What is more, Mr Howard has been on the sensible side of the argument in the Shadow Cabinet over the stance the party should adopt on tax cuts. He recognises that they must wait until they can win people's trust on delivering top-quality public services.
He also hinted that he recognises that more work is needed on the policies he helped to develop under IDS. Although the new policies of raising the state pension, abolishing tuition fees and bringing in health-care vouchers have a populist appeal, they are all open to the criticism that they are an expensive way of subsidising the better-off.
Authoritarian past
Yet Mr Howard arrives with his own negative baggage, too. Whatever this newspaper's reservations about the authoritarianism of Tony Blair and David Blunkett on crime, Mr Howard's record as Home Secretary, 1993-97, was worse in one respect. At least the Labour government has devoted some thought and some resources to the causes of crime - the second half of Mr Blair's famous mantra. Mr Howard and the Conservatives have long lacked imagination in this area.
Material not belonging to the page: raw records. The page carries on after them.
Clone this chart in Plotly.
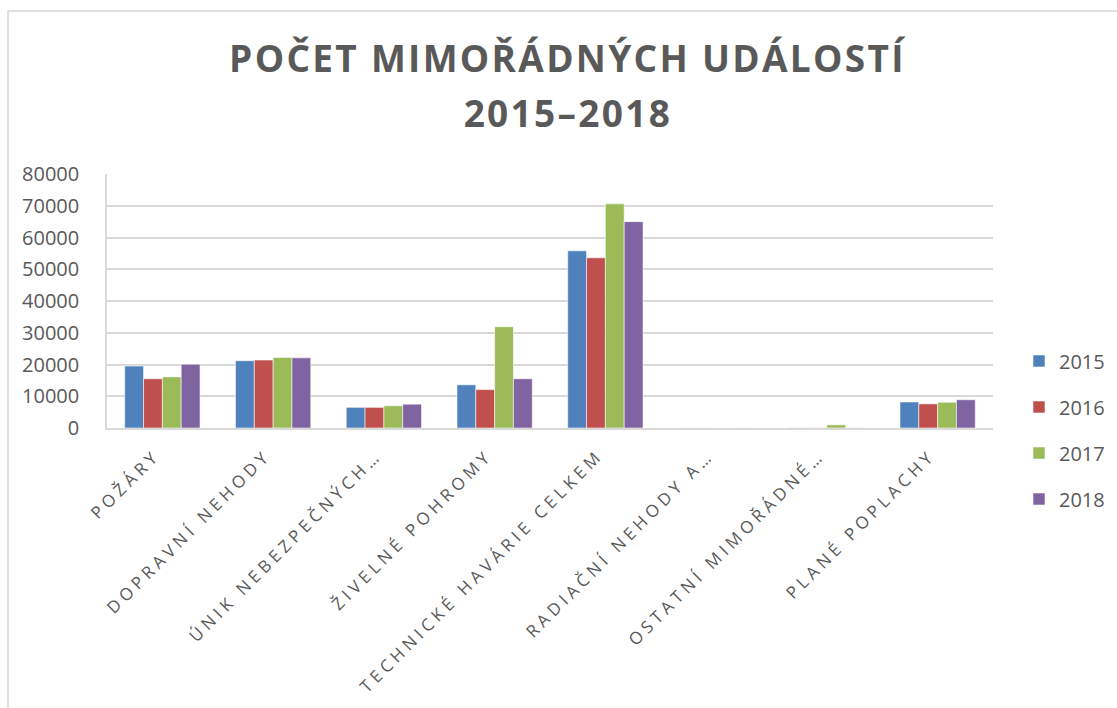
import plotly.graph_objects as go

categories = ["POŽÁRY", "DOPRAVNÍ NEHODY", "ÚNIK NEBEZPEČNÝCH…", "ŽIVELNÉ POHROMY",
              "TECHNICKÉ HAVÁRIE CELKEM", "RADIAČNÍ NEHODY A…", "OSTATNÍ MIMOŘÁDNÉ…", "PLANÉ POPLACHY"]
years = ["2015", "2016", "2017", "2018"]
v2015 = [19500, 21200, 6500, 13600, 55800, 20, 50, 8200]
v2016 = [15500, 21400, 6500, 12100, 53600, 20, 50, 7600]
v2017 = [16100, 22200, 7000, 31900, 70600, 20, 1000, 8100]
v2018 = [20100, 22100, 7500, 15500, 65000, 20, 50, 8900]
series = [v2015, v2016, v2017, v2018]
colors = ["#4F81BD", "#C0504D", "#9BBB59", "#8064A2"]
title_line1 = "POČET MIMOŘÁDNÝCH UDÁLOSTÍ"
title_line2 = "2015–2018"

fig = go.Figure()
for name, vals, col in zip(years, series, colors):
    fig.add_trace(go.Bar(
        x=categories, y=vals, name=name, legendgroup=name,
        marker=dict(color=col, line=dict(color="rgba(255,255,255,0.55)", width=1)),
    ))

W, H = 1117, 708
L, R, T, B = 107, 124, 174, 280
pw, ph = W - L - R, H - T - B

def px_x(x):
    return (x - L) / pw

def px_y(y):
    return (H - B - y) / ph

fig.update_layout(
    width=W, height=H,
    margin=dict(l=L, r=R, t=T, b=B, autoexpand=False),
    paper_bgcolor="white", plot_bgcolor="white",
    barmode="group", bargap=0.32, bargroupgap=0,
    font=dict(family="Open Sans", color="#595959"),
    showlegend=True,
    legend=dict(
        x=px_x(1019), y=px_y(430), xanchor="left", yanchor="middle",
        font=dict(size=20, color="#595959", family="Open Sans"),
        traceorder="grouped", tracegroupgap=17,
        bgcolor="rgba(0,0,0,0)",
    ),
    xaxis=dict(
        tickangle=-45, tickfont=dict(size=17, color="#595959", family="Open Sans"),
        showline=True, linecolor="#d9d9d9", linewidth=1.5,
        ticks="", showgrid=False, ticklabelstandoff=9, ticklabelshift=-7,
    ),
    yaxis=dict(
        range=[0, 80000], dtick=10000, tickformat="d",
        tickfont=dict(size=20, color="#595959", family="Open Sans"),
        showgrid=True, gridcolor="#d9d9d9", gridwidth=1.5,
        showline=True, linecolor="#d9d9d9", linewidth=1.5,
        zeroline=False, ticks="", ticklabelstandoff=22,
    ),
    annotations=[
        dict(text="<b>" + title_line1 + "</b>", x=px_x(568), y=px_y(58), xref="paper", yref="paper",
             xanchor="center", yanchor="middle", showarrow=False,
             font=dict(size=37, color="#595959", family="Open Sans")),
        dict(text="<b>" + title_line2 + "</b>", x=px_x(568), y=px_y(112), xref="paper", yref="paper",
             xanchor="center", yanchor="middle", showarrow=False,
             font=dict(size=37, color="#595959", family="Open Sans")),
    ],
    shapes=[
        dict(type="line", xref="paper", yref="paper", x0=px_x(8), x1=px_x(8), y0=px_y(11), y1=px_y(720),
             line=dict(color="#e0e0e0", width=2)),
        dict(type="line", xref="paper", yref="paper", x0=px_x(8), x1=px_x(1130), y0=px_y(11), y1=px_y(11),
             line=dict(color="#e0e0e0", width=2)),
    ],
)

post = """
document.body.style.margin='0';
document.querySelectorAll('.xtick text').forEach(function(t){t.style.letterSpacing='4.3px';});
document.querySelectorAll('.annotation-text').forEach(function(t){t.style.letterSpacing='2.3px';});
"""
fig.write_html("out.html", post_script=post, config={"displayModeBar": False})
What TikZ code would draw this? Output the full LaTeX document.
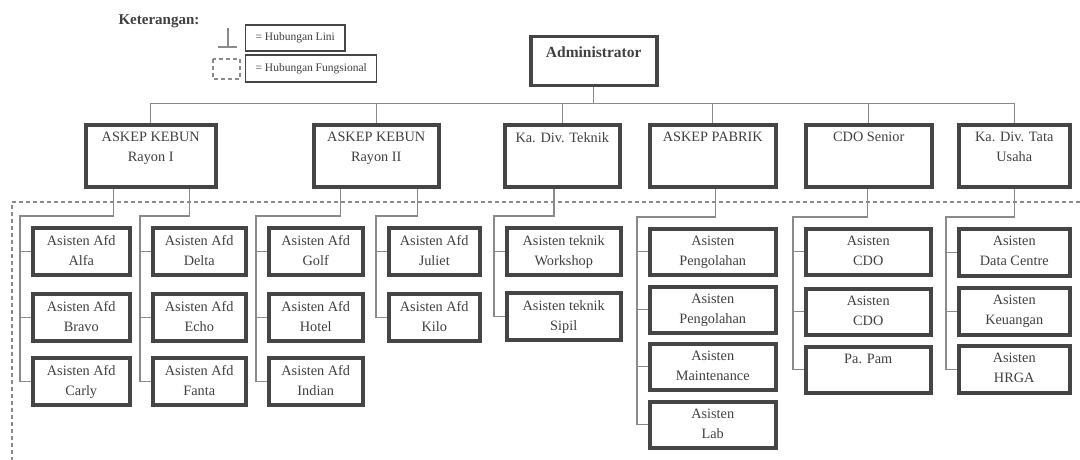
\documentclass[tikz,border=0pt]{standalone}
\usepackage{fontspec}
\setmainfont{Liberation Serif}
\usetikzlibrary{calc}
\definecolor{framegray}{HTML}{454545}
\definecolor{linegray}{HTML}{8A8A8A}
\definecolor{textgray}{HTML}{404040}

\begin{document}
\begin{tikzpicture}[x=1pt,y=-1pt,
  frame/.style={draw=framegray, line width=3.5pt, inner sep=0pt, anchor=north west},
  boxtext/.style={anchor=north, inner sep=0pt, align=center, text=textgray, font=\fontsize{14.3}{20}\selectfont, yshift=-9pt},
  conn/.style={draw=linegray, line width=1.3pt},
  legendbox/.style={draw=framegray, line width=1.2pt, anchor=west, inner xsep=10pt, minimum height=26pt, text=textgray, font=\fontsize{11.5}{14}\selectfont}]
		\useasboundingbox (0,0) rectangle (1080,460);
		% keterangan
		\node[anchor=west, text=textgray, font=\bfseries\fontsize{15}{18}\selectfont] (keterangan) at (115,21) {Keterangan:};
		\node[legendbox] (lini) at (245,38) {= Hubungan Lini};
		\node[legendbox, minimum height=27pt] (fungsional) at (245,68.5) {= Hubungan Fungsional};
		\draw[linegray, line width=1.2pt] (228,28) -- (228,47);
		\draw[linegray, line width=1.2pt] (218,47) -- (237,47);
		\draw[linegray, line width=1.2pt, dash pattern=on 4pt off 3pt] (213,59) rectangle (240,79);
		% garis fungsional
		\draw[linegray, line width=1.2pt, dash pattern=on 4pt off 3pt] (1080,202) -- (12,202) -- (12,460);
		% kotak
		\node[frame, minimum width=126, minimum height=49] (admin) at (529,35) {};
		\node[boxtext, yshift=-3pt, font=\bfseries\fontsize{15.5}{20}\selectfont] (admin-t) at (admin.north) {Administrator};
		\foreach \nm/\x/\y/\w/\h/\txt in {
		  rayon1/84/123/130/62/{ASKEP KEBUN\\Rayon I},
		  rayon2/312/123/125/62/{ASKEP KEBUN\\Rayon II},
		  teknik/503/123/115/62/{Ka. Div. Teknik},
		  pabrik/648/123/126/62/{ASKEP PABRIK},
		  cdo/804/123/126/62/{CDO Senior},
		  tu/957/123/111/62/{Ka. Div. Tata\\Usaha},
		  alfa/31/226/97/47/{Asisten Afd\\Alfa},
		  bravo/31/292/97/47/{Asisten Afd\\Bravo},
		  carly/31/356/97/47/{Asisten Afd\\Carly},
		  delta/151/226/93/47/{Asisten Afd\\Delta},
		  echo/151/292/93/47/{Asisten Afd\\Echo},
		  fanta/151/356/93/47/{Asisten Afd\\Fanta},
		  golf/267/226/94/47/{Asisten Afd\\Golf},
		  hotel/267/292/94/47/{Asisten Afd\\Hotel},
		  indian/267/356/94/47/{Asisten Afd\\Indian},
		  juliet/387/226/91/47/{Asisten Afd\\Juliet},
		  kilo/387/292/91/47/{Asisten Afd\\Kilo},
		  workshop/505/226/114/47/{Asisten teknik\\Workshop},
		  sipil/505/291/114/47/{Asisten teknik\\Sipil},
		  olah1/648/227/126/46/{Asisten\\Pengolahan},
		  olah2/648/285/126/46/{Asisten\\Pengolahan},
		  maint/648/342/126/46/{Asisten\\Maintenance},
		  lab/648/400/126/46/{Asisten\\Lab},
		  cdo1/804/227/125/46/{Asisten\\CDO},
		  cdo2/804/287/125/46/{Asisten\\CDO},
		  pam/804/345/125/46/{Pa. Pam},
		  datac/957/227/111/47/{Asisten\\Data Centre},
		  uang/957/286/111/47/{Asisten\\Keuangan},
		  hrga/957/344/111/47/{Asisten\\HRGA}}
		{
		  \node[frame, minimum width=\w, minimum height=\h] (\nm) at (\x,\y) {};
		  \node[boxtext] (\nm-t) at (\nm.north) {\txt};
		}
		% hubungan lini
		\foreach \n in {rayon1,rayon2,teknik,pabrik,cdo,tu}
		  \draw[conn] (admin.south) -- ++(0,16) -| (\n.north);
		\foreach \chief/\f/\fst/\lst/\rest in {
		  rayon1/0.22/alfa/carly/{alfa,bravo},
		  rayon1/0.79/delta/fanta/{delta,echo},
		  rayon2/0.22/golf/indian/{golf,hotel},
		  rayon2/0.82/juliet/kilo/{juliet},
		  teknik/0.43/workshop/sipil/{workshop},
		  pabrik/0.52/olah1/lab/{olah1,olah2,maint},
		  cdo/0.49/cdo1/pam/{cdo1,cdo2},
		  tu/0.5/datac/hrga/{datac,uang}}
		{
		  \coordinate (rail) at ([xshift=-11pt,yshift=10pt]\fst.north west);
		  \draw[conn] ($(\chief.south west)!\f!(\chief.south east)$) |- (rail) |- (\lst.west);
		  \foreach \m in \rest
		    \draw[conn] (rail |- \m.west) -- (\m.west);
		}
	\end{tikzpicture}
\end{document}
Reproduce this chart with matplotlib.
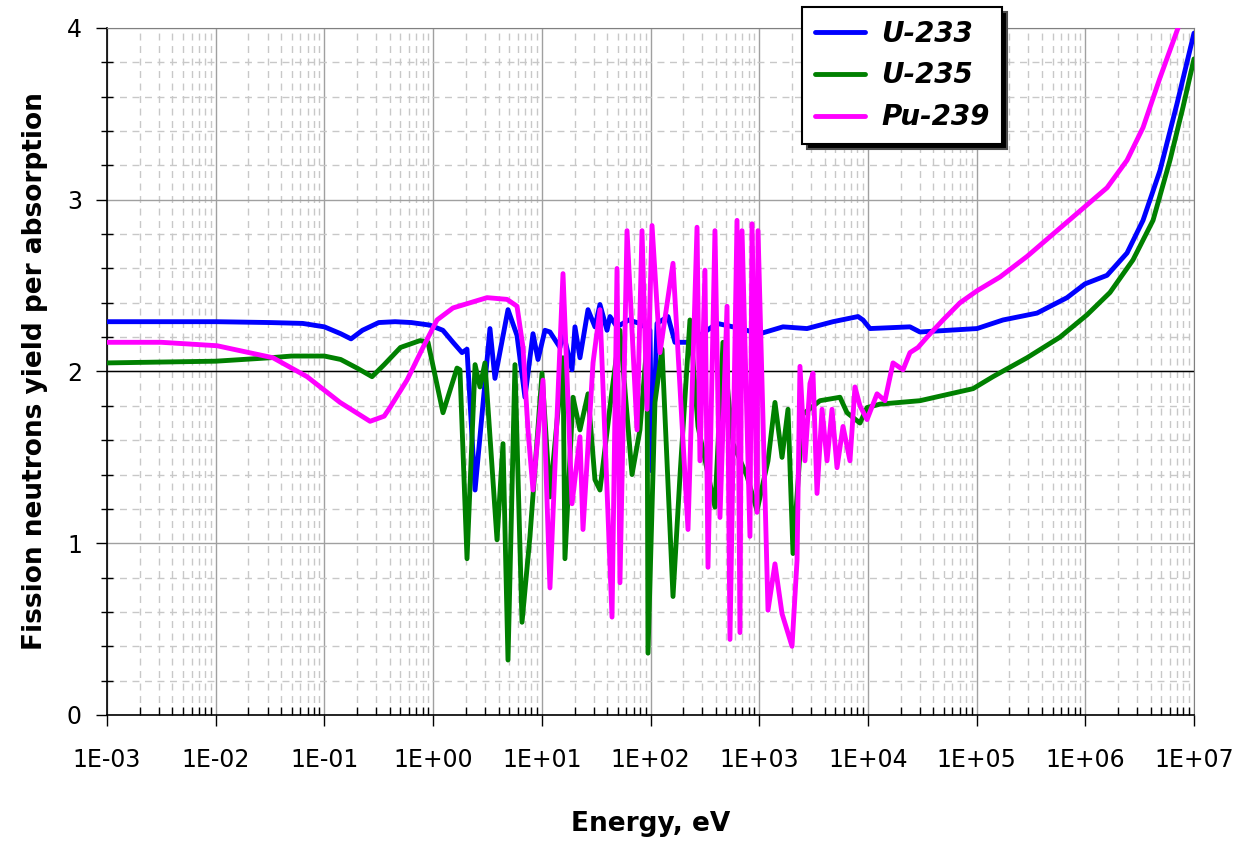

And, for all that Mr Howard is a credible prime-ministerial candidate, his human side does not come across well on television.
Even if Mr Howard is, on balance, the best of a mixed lot, it is easy to understand the resentment of the party members if they are denied the chance to decide that for themselves. But in 2001, the only time the mechanism has been used, the members made the wrong choice, of Mr Duncan Smith over Kenneth Clarke. (It was another good sign that Mr Howard is seeking to find some role for the only other big hitter the party can field.)
A self-obsessed party
The introduction of one-member, one-vote should have forced the grass-roots out of their self-obsession, as it did with Labour. But it has not. And it is now too late for the party to undergo the kind of revolution that would reconnect its membership (average age over 60) with the centre ground of British politics in time for an election that may be only 19 months away. It may not look pretty, but Tory MPs are therefore justified in reverting to the system by which they alone choose the leader.
The test that matters is the response of Mr Blair. It was telling that he tried to characterise Mr Howard's imminent elevation as making the difference between Labour and Tories as more "stark", when the reality of Mr Howard's pitch was the opposite.
It may be too much to suggest that Mr Howard is the candidate Labour most fear. But there was a sense yesterday that the contest between the two largest parties in our two-and-a-half-party system could become competitive again.